Print word for word the first line of the listing below and every line after it, through the line with "const xTicks = [0,2000,4000,6000,8000,10000,12000];". Leave out the pictures and the rest.

***** RECORDS SHOWN

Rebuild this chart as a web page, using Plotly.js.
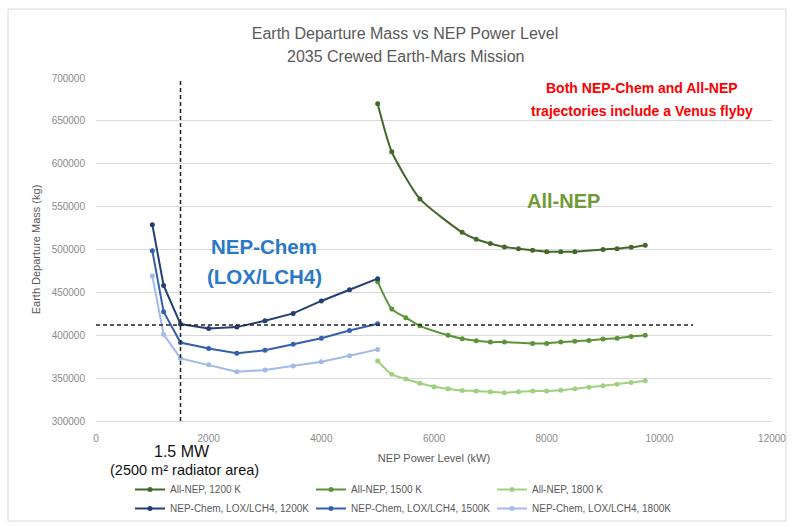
<!DOCTYPE html>
<html>
<head>
<meta charset="utf-8">
<script src="https://cdn.plot.ly/plotly-3.0.1.min.js"></script>
<style>html,body{margin:0;padding:0;background:#fff;}#chart{width:794px;height:527px;}</style>
</head>
<body>
<div id="chart"></div>
<script>
// ---- Data ----
const allNep1200X = [5000,5250,5750,6500,6750,7000,7250,7500,7750,8000,8250,8500,9000,9250,9500,9750];
const allNep1200Y = [670000,614000,559000,520000,512000,507000,503000,501000,499000,497500,497500,497500,500000,501000,502500,505000];

const allNep1500X = [5000,5250,5500,5750,6250,6500,6750,7000,7250,7750,8000,8250,8500,8750,9000,9250,9500,9750];
const allNep1500Y = [462500,430500,420500,411000,400000,396000,393500,392000,392000,390500,390500,392000,393000,394000,395500,396500,398500,400000];

const allNep1800X = [5000,5250,5500,5750,6000,6250,6500,6750,7000,7250,7500,7750,8000,8250,8500,8750,9000,9250,9500,9750];
const allNep1800Y = [370000,354500,349000,344000,340000,337500,335500,335000,334000,333000,334000,335000,335000,336000,337500,339500,341000,343000,345000,347000];

const nepChemX = [1000,1200,1500,2000,2500,3000,3500,4000,4500,5000];
const nepChem1200Y = [529000,458000,413000,408000,409500,417000,425500,440000,453000,466000];
const nepChem1500Y = [498500,427500,391500,384500,379000,382500,389500,396500,405500,413500];
const nepChem1800Y = [469000,401000,373000,365500,357500,359500,364000,369000,376000,383500];

const seriesNames = ["All-NEP, 1200 K","All-NEP, 1500 K","All-NEP, 1800 K",
  "NEP-Chem, LOX/LCH4, 1200K","NEP-Chem, LOX/LCH4, 1500K","NEP-Chem, LOX/LCH4, 1800K"];

// reference lines: 1.5 MW power level and mass level
const refPowerX = [1500,1500];
const refPowerY = [300000,700000];
const refMassX = [0,10600];
const refMassY = [412000,412000];

const yTicks = [300000,350000,400000,450000,500000,550000,600000,650000,700000];
const xTicks = [0,2000,4000,6000,8000,10000,12000];

// ---- Styles ----
const colors = ["#43682b","#5a9436","#9fd07f","#233f74","#3560ac","#a0bbe8"];
const FONT = "Liberation Sans, Arial, sans-serif";

function tr(x, y, i, shape) {
  return {
    x: x, y: y, name: seriesNames[i], type: "scatter", mode: "lines+markers",
    line: {color: colors[i], width: 2, shape: shape, smoothing: 0.6},
    marker: {color: colors[i], size: 5},
    hoverinfo: "x+y+name"
  };
}

const traces = [
  tr(allNep1200X, allNep1200Y, 0, "spline"),
  tr(allNep1500X, allNep1500Y, 1, "spline"),
  tr(allNep1800X, allNep1800Y, 2, "spline"),
  tr(nepChemX, nepChem1200Y, 3, "linear"),
  tr(nepChemX, nepChem1500Y, 4, "linear"),
  tr(nepChemX, nepChem1800Y, 5, "linear"),
  {x: refPowerX, y: refPowerY, type: "scatter", mode: "lines", showlegend: false, cliponaxis: false,
   line: {color: "#222", width: 1.5, dash: "4px,3px"}, hoverinfo: "skip"},
  {x: refMassX, y: refMassY, type: "scatter", mode: "lines", showlegend: false, cliponaxis: false,
   line: {color: "#222", width: 1.5, dash: "4px,3px"}, hoverinfo: "skip"}
];

const L = 96, R = 22, T = 78, B = 106;
const PW = 794 - L - R, PH = 527 - T - B;
const px = v => (v - L) / PW;
const py = v => (527 - B - v) / PH;

const layout = {
  width: 794, height: 527,
  margin: {l: L, r: R, t: T, b: B, autoexpand: false},
  paper_bgcolor: "#fff", plot_bgcolor: "#fff",
  font: {family: FONT, color: "#595959"},
  title: {
    text: "Earth Departure Mass vs NEP Power Level",
    font: {family: FONT, size: 16, color: "#595959"},
    x: 405/794, xref: "container", xanchor: "center", y: 1 - 33/527, yref: "container", yanchor: "middle"
  },
  xaxis: {
    range: [0, 12000], tickvals: xTicks, ticktext: xTicks.map(String),
    showgrid: false, zeroline: false, showline: true, linecolor: "#d9d9d9", linewidth: 1,
    ticks: "", tickfont: {family: FONT, size: 10, color: "#8a8a8a"}, ticklabelstandoff: 8,
    title: {text: "NEP Power Level (kW)", font: {family: FONT, size: 11, color: "#595959"}, standoff: 11}
  },
  yaxis: {
    range: [300000, 700000], tickvals: yTicks, ticktext: yTicks.map(String),
    showgrid: true, gridcolor: "#d9d9d9", gridwidth: 1, zeroline: false, showline: false,
    ticks: "", tickfont: {family: FONT, size: 10, color: "#8a8a8a"}, ticklabelstandoff: 10,
    title: {text: "Earth Departure Mass (kg)", font: {family: FONT, size: 11, color: "#595959"}, standoff: 8}
  },
  legend: {
    orientation: "h", x: px(130), xanchor: "left", y: py(475), yanchor: "top",
    font: {family: FONT, size: 10, color: "#595959"},
    entrywidth: 136, entrywidthmode: "pixels", itemwidth: 30, tracegroupgap: 0,
    bgcolor: "rgba(0,0,0,0)"
  },
  shapes: [
    {type: "rect", xref: "paper", yref: "paper", x0: px(8), x1: px(786), y0: py(521), y1: py(9),
     line: {color: "#d9d9d9", width: 1}, fillcolor: "rgba(0,0,0,0)", layer: "below"}
  ],
  annotations: [
    {text: "2035 Crewed Earth-Mars Mission", xref: "paper", yref: "paper", x: px(405), y: py(57),
     showarrow: false, font: {family: FONT, size: 16, color: "#595959"}, xanchor: "center", yanchor: "middle"},
    {text: "<b>Both NEP-Chem and All-NEP</b>", xref: "paper", yref: "paper", x: px(642), y: py(88),
     showarrow: false, font: {family: FONT, size: 14, color: "#ff0000"}, xanchor: "center", yanchor: "middle"},
    {text: "<b>trajectories include a Venus flyby</b>", xref: "paper", yref: "paper", x: px(642), y: py(111),
     showarrow: false, font: {family: FONT, size: 14, color: "#ff0000"}, xanchor: "center", yanchor: "middle"},
    {text: "<b>All-NEP</b>", xref: "paper", yref: "paper", x: px(563), y: py(201),
     showarrow: false, font: {family: FONT, size: 20, color: "#6f9a36"}, xanchor: "center", yanchor: "middle"},
    {text: "<b>NEP-Chem</b>", xref: "paper", yref: "paper", x: px(264), y: py(246),
     showarrow: false, font: {family: FONT, size: 20.5, color: "#2a78c8"}, xanchor: "center", yanchor: "middle"},
    {text: "<b>(LOX/LCH4)</b>", xref: "paper", yref: "paper", x: px(264), y: py(276),
     showarrow: false, font: {family: FONT, size: 20.5, color: "#2a78c8"}, xanchor: "center", yanchor: "middle"},
    {text: "1.5 MW", xref: "paper", yref: "paper", x: px(182), y: py(451),
     showarrow: false, font: {family: FONT, size: 16, color: "#111"}, xanchor: "center", yanchor: "middle"},
    {text: "(2500 m² radiator area)", xref: "paper", yref: "paper", x: px(184), y: py(470),
     showarrow: false, font: {family: FONT, size: 14.5, color: "#111"}, xanchor: "center", yanchor: "middle"}
  ]
};

Plotly.newPlot("chart", traces, layout, {displayModeBar: false, staticPlot: true});
</script>
</body>
</html>
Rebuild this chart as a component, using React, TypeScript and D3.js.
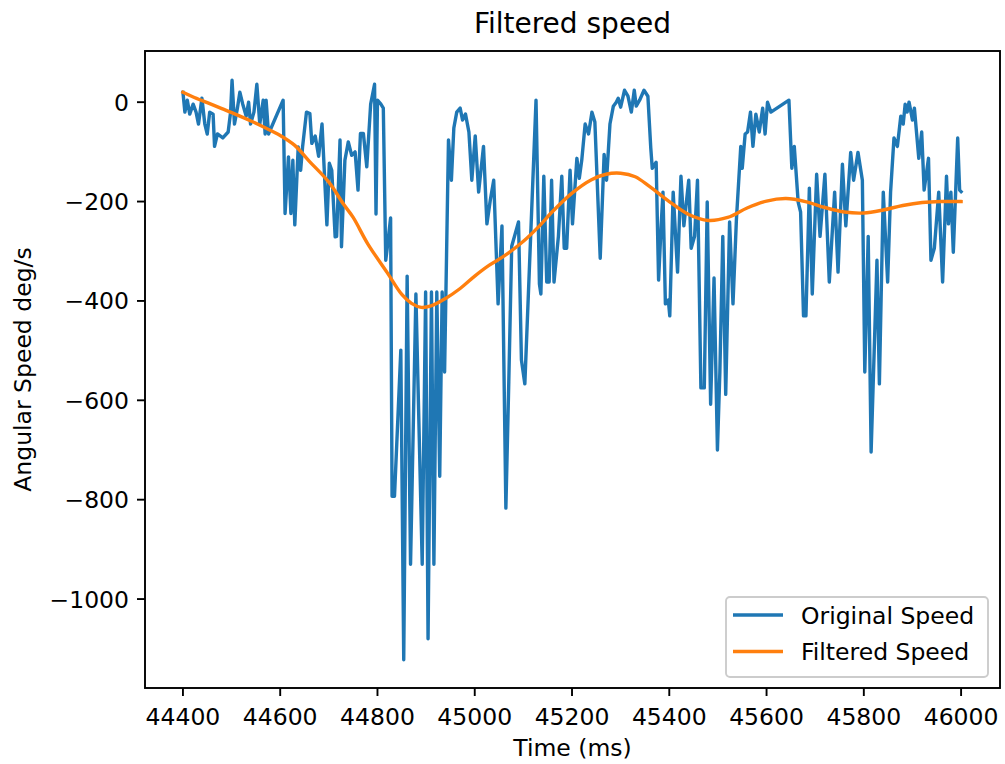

**********

## ANSWER TO THE EXERCISE
Rebuild this chart as a web page, using Plotly.js.
<!DOCTYPE html>
<html>
<head>
<meta charset="utf-8">
<script src="https://cdn.plot.ly/plotly-3.0.1.min.js"></script>
<style>html,body{margin:0;padding:0;background:#fff;}#chart{width:794px;height:527px;}</style>
</head>
<body>
<div id="chart"></div>
<script>
// ---- Data ----
const allNep1200X = [5000,5250,5750,6500,6750,7000,7250,7500,7750,8000,8250,8500,9000,9250,9500,9750];
const allNep1200Y = [670000,614000,559000,520000,512000,507000,503000,501000,499000,497500,497500,497500,500000,501000,502500,505000];

const allNep1500X = [5000,5250,5500,5750,6250,6500,6750,7000,7250,7750,8000,8250,8500,8750,9000,9250,9500,9750];
const allNep1500Y = [462500,430500,420500,411000,400000,396000,393500,392000,392000,390500,390500,392000,393000,394000,395500,396500,398500,400000];

const allNep1800X = [5000,5250,5500,5750,6000,6250,6500,6750,7000,7250,7500,7750,8000,8250,8500,8750,9000,9250,9500,9750];
const allNep1800Y = [370000,354500,349000,344000,340000,337500,335500,335000,334000,333000,334000,335000,335000,336000,337500,339500,341000,343000,345000,347000];

const nepChemX = [1000,1200,1500,2000,2500,3000,3500,4000,4500,5000];
const nepChem1200Y = [529000,458000,413000,408000,409500,417000,425500,440000,453000,466000];
const nepChem1500Y = [498500,427500,391500,384500,379000,382500,389500,396500,405500,413500];
const nepChem1800Y = [469000,401000,373000,365500,357500,359500,364000,369000,376000,383500];

const seriesNames = ["All-NEP, 1200 K","All-NEP, 1500 K","All-NEP, 1800 K",
  "NEP-Chem, LOX/LCH4, 1200K","NEP-Chem, LOX/LCH4, 1500K","NEP-Chem, LOX/LCH4, 1800K"];

// reference lines: 1.5 MW power level and mass level
const refPowerX = [1500,1500];
const refPowerY = [300000,700000];
const refMassX = [0,10600];
const refMassY = [412000,412000];

const yTicks = [300000,350000,400000,450000,500000,550000,600000,650000,700000];
const xTicks = [0,2000,4000,6000,8000,10000,12000];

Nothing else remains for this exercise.